For the pipelined processor the cycle time is the time of
the slowest unit (stage), in this case 350ps.
-
4.12.1b: pipelined is 220ps, non-pipelined is 950ps.
-
4.12.2a: The total latency for pipelined is
$5(350)=1750$ps
and the non-pipelined is 1250ps. The pipelined version is longer because
each stage takes 350ps. Recall that each stage must have a delay that
is the maximum of the delays of the stages.
-
4.12.2b:. Pipelined is $5(220) = 1100$ps and
the non-piplined is 950ps.
-
4.13.1a: There is a dependency on
$r4
from the second to the third instruction.
-
4.13.1b: There is a dependency on
$r1
from first to second instruction and a
dependency on $r2
from the second to the third instruction.
There is also a dependency on $r1
between the
first and third instruction.
-
4.13.2a:
Since there is no forwarding then the add instruction has
to wait until the end of the writeback stage in order
to get the correct value in
$4
.
sw $16,-100($6) # lw IF ID EX MEM WB
lw $4,8($16) # add IF ID EX MEM WB
nop # nop IF ID EX MEM WB
nop # nop IF ID EX MEM WB
nop # nop IF ID EX MEM WB
add $5,$4,$4 # sw IF ID EX MEM WB
The writeback of the lw
instruction needs to finish before the
decode stage of the add
.
-
4.13.2b:
Again, we need to make sure that the writeback stage of the first
instruction completes before the decode stage of the second.
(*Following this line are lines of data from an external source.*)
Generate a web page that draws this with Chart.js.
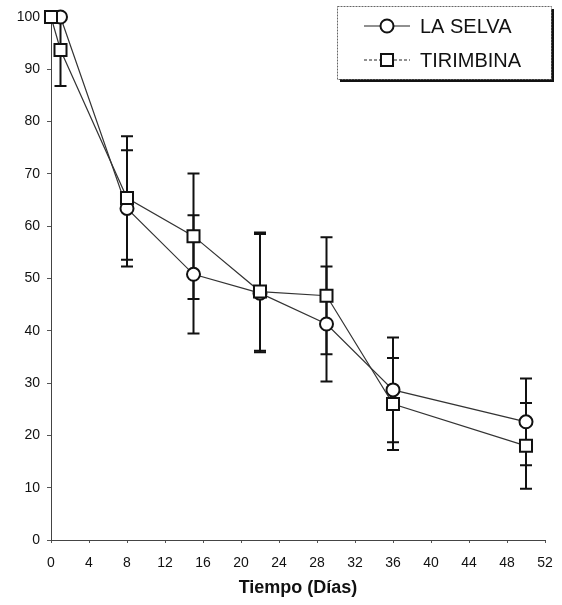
<!DOCTYPE html>
<html>
<head>
<meta charset="utf-8">
<script src="https://cdn.jsdelivr.net/npm/chart.js@4"></script>
<style>
  html, body { margin: 0; padding: 0; background: #fff; }
  #box { position: relative; width: 562px; height: 605px; }
</style>
</head>
<body>
<div id="box"><canvas id="myChart"></canvas></div>
<script>
const dias = [0, 1, 8, 15, 22, 29, 36, 50]
const ejeX = [0, 4, 8, 12, 16, 20, 24, 28, 32, 36, 40, 44, 48, 52]
const ejeY = [0, 10, 20, 30, 40, 50, 60, 70, 80, 90, 100]

// LA SELVA starts on day 1
const selva = [null, 100, 63.4, 50.8, 47.2, 41.3, 28.7, 22.6]
const selvaErr = [0, 0, 11.1, 11.3, 11.3, 11.0, 10.0, 8.3]
const tirimbina = [100, 93.7, 65.4, 58.1, 47.5, 46.7, 26.0, 18.0]
const tirimbinaErr = [0, 6.9, 11.8, 12.0, 11.3, 11.2, 8.8, 8.2]

const series = [
    { label: 'LA SELVA', values: selva, err: selvaErr, style: 'circle', radius: 6.5 },
    { label: 'TIRIMBINA', values: tirimbina, err: tirimbinaErr, style: 'rect', radius: 8.5 },
]

const font = 'Liberation Sans, Arial, sans-serif'

// vertical error bars with caps, under the markers
const errorBars = {
    id: 'errorBars',
    beforeDatasetsDraw(chart) {
        const { ctx, scales: { x, y } } = chart
        ctx.save()
        ctx.strokeStyle = '#111'
        ctx.lineWidth = 2
        series.forEach((s) => {
            s.values.forEach((v, i) => {
                if (v === null || !s.err[i]) return
                const px = x.getPixelForValue(dias[i])
                const top = y.getPixelForValue(v + s.err[i])
                const bottom = y.getPixelForValue(v - s.err[i])
                ctx.beginPath()
                ctx.moveTo(px, top)
                ctx.lineTo(px, bottom)
                ctx.moveTo(px - 6, top)
                ctx.lineTo(px + 6, top)
                ctx.moveTo(px - 6, bottom)
                ctx.lineTo(px + 6, bottom)
                ctx.stroke()
            })
        })
        ctx.restore()
    },
}

// boxed legend with a drop shadow in the top right corner
const boxLegend = {
    id: 'boxLegend',
    afterDraw(chart) {
        const ctx = chart.ctx
        const bx = 337, by = 6, bw = 214, bh = 73
        ctx.save()
        ctx.fillStyle = '#111'
        ctx.fillRect(bx + 3, by + 3, bw, bh)
        ctx.fillStyle = '#fff'
        ctx.fillRect(bx, by, bw, bh)
        ctx.strokeStyle = '#666'
        ctx.lineWidth = 1
        ctx.setLineDash([2, 1])
        ctx.strokeRect(bx + 0.5, by + 0.5, bw, bh)
        ctx.setLineDash([])

        series.forEach((s, i) => {
            const ly = 26 + i * 34
            ctx.strokeStyle = '#222'
            ctx.lineWidth = 1.2
            if (i === 1) ctx.setLineDash([3, 2])
            ctx.beginPath()
            ctx.moveTo(364, ly)
            ctx.lineTo(410, ly)
            ctx.stroke()
            ctx.setLineDash([])
            ctx.fillStyle = '#fff'
            ctx.strokeStyle = '#111'
            ctx.lineWidth = 2
            Chart.helpers.drawPoint(ctx, { pointStyle: s.style, radius: s.radius, rotation: 0, borderWidth: 2 }, 387, ly)
            ctx.fillStyle = '#111'
            ctx.font = '20px ' + font
            ctx.textAlign = 'left'
            ctx.textBaseline = 'middle'
            ctx.fillText(s.label, 420, ly + 1)
        })
        ctx.restore()
    },
}

const datasets = series.map((s, i) => ({
    label: s.label,
    data: s.values.map((v, j) => (v === null ? null : { x: dias[j], y: v })).filter((p) => p),
    borderColor: '#333',
    borderWidth: 1.2,
    pointStyle: s.style,
    pointRadius: s.radius,
    pointBorderWidth: 2,
    pointBorderColor: '#111',
    pointBackgroundColor: '#fff',
    tension: 0,
    clip: false,
    order: 1 - i,
}))

new Chart(document.getElementById('myChart'), {
    type: 'line',
    data: { datasets },
    options: {
        responsive: true,
        maintainAspectRatio: false,
        animation: false,
        layout: { padding: { left: 0, right: 17, top: 17, bottom: 0 } },
        plugins: {
            legend: { display: false },
            tooltip: { enabled: false },
        },
        scales: {
            x: {
                type: 'linear',
                min: ejeX[0],
                max: ejeX[ejeX.length - 1],
                afterBuildTicks: (scale) => {
                    scale.ticks = ejeX.map((v) => ({ value: v }))
                },
                afterFit: (scale) => {
                    scale.height = 65
                    scale.paddingLeft = 0
                    scale.paddingRight = 0
                },
                grid: { drawOnChartArea: false, tickLength: 3, color: '#555' },
                border: { display: true, color: '#444', width: 1, dash: [2, 1] },
                ticks: {
                    color: '#111',
                    padding: 12,
                    maxRotation: 0,
                    font: { family: font, size: 14 },
                },
                title: {
                    display: true,
                    text: 'Tiempo (Días)',
                    color: '#111',
                    padding: { top: 0, bottom: 6 },
                    font: { family: font, size: 18, weight: 'bold' },
                },
            },
            y: {
                min: ejeY[0],
                max: ejeY[ejeY.length - 1],
                afterBuildTicks: (scale) => {
                    scale.ticks = ejeY.map((v) => ({ value: v }))
                },
                afterFit: (scale) => {
                    scale.width = 51
                    scale.paddingTop = 0
                    scale.paddingBottom = 0
                },
                grid: { drawOnChartArea: false, tickLength: 4, color: '#555' },
                border: { display: true, color: '#444', width: 1, dash: [2, 1] },
                ticks: {
                    color: '#111',
                    padding: 7,
                    font: { family: font, size: 14 },
                },
            },
        },
    },
    plugins: [errorBars, boxLegend],
})
</script>
</body>
</html>
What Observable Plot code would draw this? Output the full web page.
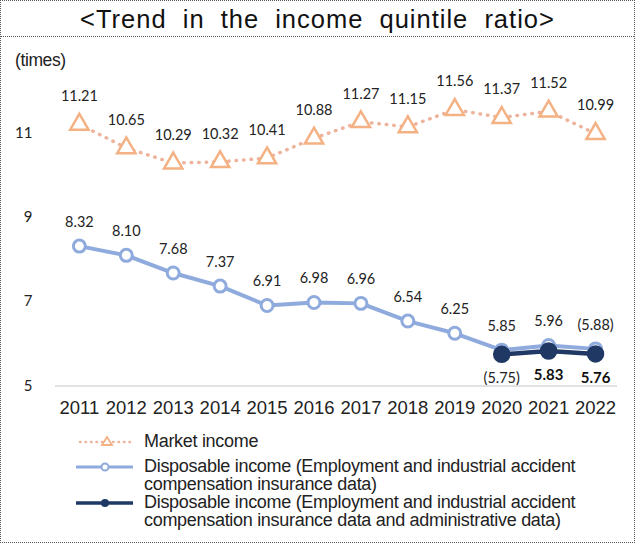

Same
for the second and third instructions.
or $1,$2,$3 # or IF ID EX MEM WB
nop # nop IF ID EX MEM WB
nop # nop IF ID EX MEM WB
nop # nop IF ID EX MEM WB
or $2,$1,$4 # or IF ID EX MEM WB
nop # nop IF ID EX MEM WB
nop # nop IF ID EX MEM WB
nop # nop IF ID EX MEM WB
or $1,$1,$2 # or IF ID EX MEM WB
-
4.13.3a:
With forwarding we can forward the output of the
MEM
stage in the second
instruction to the input of the EX
stage but we still need that nop to
eliminate the hazard. If we didn't have the nop
the pipeline would still
stall by itself to wait. You can view the nop
instruction
as a programmer controlled stall.
sw $16,-100($6) # lw IF ID EX MEM WB
lw $4,8($16) # add IF ID EX MEM WB
nop # nop IF ID EX MEM WB
add $5,$4,$4 # sw IF ID EX MEM WB
-
4.13.3b:
In this example forwarding takes care of all the hazards and we don't
need to add any
nop
instructions. The pipeline does not stall at all.